Lines of data:
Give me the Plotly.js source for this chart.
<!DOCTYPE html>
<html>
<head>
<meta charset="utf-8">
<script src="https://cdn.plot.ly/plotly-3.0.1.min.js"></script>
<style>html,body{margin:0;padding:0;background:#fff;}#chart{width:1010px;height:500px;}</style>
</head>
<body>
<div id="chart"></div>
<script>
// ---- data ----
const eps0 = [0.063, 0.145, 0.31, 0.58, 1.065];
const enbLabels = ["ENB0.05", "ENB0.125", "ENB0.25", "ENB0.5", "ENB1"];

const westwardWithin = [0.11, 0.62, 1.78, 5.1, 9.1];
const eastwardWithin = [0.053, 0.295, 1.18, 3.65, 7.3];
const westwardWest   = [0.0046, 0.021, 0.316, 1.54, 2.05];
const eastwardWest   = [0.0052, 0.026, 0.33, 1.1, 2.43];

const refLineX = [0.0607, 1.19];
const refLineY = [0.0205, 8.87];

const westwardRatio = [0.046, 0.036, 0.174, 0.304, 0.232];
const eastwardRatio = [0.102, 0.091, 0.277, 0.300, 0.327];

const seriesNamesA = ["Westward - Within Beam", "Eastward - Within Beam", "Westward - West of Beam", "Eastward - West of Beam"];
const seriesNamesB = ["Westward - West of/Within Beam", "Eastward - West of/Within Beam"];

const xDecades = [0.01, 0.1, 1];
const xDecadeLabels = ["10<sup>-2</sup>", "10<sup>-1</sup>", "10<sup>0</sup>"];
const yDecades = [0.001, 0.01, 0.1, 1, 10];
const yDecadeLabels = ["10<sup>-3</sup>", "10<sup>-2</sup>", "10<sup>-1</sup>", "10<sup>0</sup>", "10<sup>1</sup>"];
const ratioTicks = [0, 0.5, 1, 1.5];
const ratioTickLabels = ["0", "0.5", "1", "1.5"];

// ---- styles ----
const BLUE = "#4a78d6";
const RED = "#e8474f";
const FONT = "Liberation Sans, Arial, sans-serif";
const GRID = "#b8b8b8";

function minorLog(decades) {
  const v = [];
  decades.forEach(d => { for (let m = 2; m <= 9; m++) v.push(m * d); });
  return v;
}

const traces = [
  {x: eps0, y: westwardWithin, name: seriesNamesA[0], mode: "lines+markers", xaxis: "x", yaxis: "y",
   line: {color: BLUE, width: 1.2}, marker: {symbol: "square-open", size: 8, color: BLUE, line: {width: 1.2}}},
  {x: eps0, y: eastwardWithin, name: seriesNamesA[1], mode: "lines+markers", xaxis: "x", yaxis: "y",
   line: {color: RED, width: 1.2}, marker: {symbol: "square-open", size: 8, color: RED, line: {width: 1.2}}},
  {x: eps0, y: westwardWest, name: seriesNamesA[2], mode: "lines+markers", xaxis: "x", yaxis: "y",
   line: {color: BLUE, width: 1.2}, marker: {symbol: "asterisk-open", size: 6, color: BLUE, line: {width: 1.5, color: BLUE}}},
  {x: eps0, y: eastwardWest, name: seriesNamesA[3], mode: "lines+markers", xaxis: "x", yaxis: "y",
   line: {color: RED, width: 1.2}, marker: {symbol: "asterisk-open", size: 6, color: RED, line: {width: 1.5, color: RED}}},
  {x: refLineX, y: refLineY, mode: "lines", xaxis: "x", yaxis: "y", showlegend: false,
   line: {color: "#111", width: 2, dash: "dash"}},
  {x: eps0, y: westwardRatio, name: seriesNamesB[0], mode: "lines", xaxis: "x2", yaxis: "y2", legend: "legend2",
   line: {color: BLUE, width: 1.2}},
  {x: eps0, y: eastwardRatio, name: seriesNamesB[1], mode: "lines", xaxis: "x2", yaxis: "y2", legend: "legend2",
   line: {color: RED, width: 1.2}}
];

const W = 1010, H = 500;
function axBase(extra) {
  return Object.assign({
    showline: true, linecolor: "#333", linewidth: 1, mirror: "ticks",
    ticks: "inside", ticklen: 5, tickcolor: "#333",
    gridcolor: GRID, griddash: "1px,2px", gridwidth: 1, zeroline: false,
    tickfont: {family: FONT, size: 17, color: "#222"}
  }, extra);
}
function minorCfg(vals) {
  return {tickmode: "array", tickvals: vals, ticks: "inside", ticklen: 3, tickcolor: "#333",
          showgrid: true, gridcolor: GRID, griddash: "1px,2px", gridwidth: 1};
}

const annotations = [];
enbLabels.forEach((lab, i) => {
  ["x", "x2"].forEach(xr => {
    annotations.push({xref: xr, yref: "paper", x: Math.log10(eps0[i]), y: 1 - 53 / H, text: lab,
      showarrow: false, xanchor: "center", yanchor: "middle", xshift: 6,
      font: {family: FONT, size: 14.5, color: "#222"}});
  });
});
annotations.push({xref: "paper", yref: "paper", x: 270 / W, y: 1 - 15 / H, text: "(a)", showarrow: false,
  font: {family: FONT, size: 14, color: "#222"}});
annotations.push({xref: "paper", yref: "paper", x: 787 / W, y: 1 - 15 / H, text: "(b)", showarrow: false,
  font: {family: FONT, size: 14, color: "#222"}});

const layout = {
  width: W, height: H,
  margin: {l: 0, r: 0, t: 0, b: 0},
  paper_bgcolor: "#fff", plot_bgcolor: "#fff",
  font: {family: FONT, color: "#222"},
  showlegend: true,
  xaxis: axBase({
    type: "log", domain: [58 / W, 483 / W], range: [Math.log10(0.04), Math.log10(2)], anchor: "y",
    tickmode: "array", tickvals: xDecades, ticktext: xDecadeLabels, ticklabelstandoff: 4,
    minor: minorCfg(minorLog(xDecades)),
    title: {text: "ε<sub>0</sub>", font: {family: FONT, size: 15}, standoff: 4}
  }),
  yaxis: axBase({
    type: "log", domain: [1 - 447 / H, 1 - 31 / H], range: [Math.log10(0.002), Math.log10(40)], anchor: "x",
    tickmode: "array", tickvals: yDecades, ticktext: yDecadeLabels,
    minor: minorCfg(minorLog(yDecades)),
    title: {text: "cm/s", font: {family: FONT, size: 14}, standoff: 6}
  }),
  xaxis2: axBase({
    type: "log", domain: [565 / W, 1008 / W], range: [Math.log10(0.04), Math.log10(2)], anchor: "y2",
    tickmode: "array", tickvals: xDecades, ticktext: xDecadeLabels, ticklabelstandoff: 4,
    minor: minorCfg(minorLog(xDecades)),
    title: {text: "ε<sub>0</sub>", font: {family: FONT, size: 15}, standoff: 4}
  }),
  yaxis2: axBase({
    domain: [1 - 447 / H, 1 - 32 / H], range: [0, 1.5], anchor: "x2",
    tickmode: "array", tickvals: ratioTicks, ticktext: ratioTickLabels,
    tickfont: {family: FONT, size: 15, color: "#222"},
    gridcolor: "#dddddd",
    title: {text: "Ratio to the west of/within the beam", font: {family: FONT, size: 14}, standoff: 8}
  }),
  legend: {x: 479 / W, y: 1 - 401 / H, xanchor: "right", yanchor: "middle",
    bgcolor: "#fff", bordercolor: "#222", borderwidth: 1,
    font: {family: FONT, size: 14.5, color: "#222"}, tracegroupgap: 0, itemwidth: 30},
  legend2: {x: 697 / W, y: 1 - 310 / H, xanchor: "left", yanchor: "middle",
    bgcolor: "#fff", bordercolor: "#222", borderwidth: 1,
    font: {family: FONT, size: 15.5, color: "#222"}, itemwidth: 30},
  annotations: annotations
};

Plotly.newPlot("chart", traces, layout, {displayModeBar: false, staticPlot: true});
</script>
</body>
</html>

--

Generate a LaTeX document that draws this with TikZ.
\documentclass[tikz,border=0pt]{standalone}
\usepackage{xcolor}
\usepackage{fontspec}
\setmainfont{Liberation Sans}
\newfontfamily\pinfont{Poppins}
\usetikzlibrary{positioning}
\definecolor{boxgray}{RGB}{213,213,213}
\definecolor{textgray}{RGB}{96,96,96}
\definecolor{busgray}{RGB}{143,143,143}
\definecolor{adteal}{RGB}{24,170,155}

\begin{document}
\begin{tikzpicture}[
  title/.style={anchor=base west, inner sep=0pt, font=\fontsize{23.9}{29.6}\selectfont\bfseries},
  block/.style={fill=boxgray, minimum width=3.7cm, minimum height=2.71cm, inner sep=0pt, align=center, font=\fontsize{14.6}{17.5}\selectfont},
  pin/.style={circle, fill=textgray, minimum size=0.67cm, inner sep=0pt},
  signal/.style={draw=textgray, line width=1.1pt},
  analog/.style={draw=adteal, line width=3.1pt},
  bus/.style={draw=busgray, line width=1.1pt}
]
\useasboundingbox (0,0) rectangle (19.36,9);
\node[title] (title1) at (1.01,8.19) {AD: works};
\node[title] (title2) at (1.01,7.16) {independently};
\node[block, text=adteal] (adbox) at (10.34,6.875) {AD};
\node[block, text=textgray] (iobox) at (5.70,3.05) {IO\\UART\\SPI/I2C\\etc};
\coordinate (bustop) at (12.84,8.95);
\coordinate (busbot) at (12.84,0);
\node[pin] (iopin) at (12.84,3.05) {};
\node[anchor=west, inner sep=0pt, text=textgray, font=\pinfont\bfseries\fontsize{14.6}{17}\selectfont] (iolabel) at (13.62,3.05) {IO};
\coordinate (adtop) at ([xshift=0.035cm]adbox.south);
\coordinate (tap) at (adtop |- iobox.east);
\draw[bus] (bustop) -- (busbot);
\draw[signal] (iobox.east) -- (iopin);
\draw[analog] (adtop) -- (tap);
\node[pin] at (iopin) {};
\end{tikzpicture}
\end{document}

--

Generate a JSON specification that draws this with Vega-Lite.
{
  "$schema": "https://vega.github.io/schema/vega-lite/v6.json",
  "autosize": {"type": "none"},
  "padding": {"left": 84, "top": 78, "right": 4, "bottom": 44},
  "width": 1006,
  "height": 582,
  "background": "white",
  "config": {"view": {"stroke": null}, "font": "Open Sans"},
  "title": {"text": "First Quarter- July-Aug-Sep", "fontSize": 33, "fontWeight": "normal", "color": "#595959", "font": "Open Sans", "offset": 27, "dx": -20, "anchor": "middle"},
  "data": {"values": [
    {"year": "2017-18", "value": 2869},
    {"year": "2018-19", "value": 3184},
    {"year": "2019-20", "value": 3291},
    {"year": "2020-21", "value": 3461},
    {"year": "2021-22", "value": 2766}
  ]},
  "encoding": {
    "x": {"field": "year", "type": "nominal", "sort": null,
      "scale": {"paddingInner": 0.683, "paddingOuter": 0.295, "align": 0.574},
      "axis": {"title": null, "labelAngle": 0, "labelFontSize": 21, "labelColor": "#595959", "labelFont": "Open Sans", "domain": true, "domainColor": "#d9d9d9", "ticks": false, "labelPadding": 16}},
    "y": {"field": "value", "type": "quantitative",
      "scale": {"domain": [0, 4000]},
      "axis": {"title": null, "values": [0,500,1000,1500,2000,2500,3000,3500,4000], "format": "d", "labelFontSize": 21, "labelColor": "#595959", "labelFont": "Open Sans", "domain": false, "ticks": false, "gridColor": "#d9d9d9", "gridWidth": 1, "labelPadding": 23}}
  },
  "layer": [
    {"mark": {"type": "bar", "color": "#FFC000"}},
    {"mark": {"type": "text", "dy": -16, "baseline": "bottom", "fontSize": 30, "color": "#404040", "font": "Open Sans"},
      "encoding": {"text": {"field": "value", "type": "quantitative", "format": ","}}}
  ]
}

* [Problem details]: Track down every line holding the string "this" and copy it.

* [Reply]:
Give me the Plotly.js source for this chart.
Generate a LaTeX document that draws this with TikZ.
Generate a JSON specification that draws this with Vega-Lite.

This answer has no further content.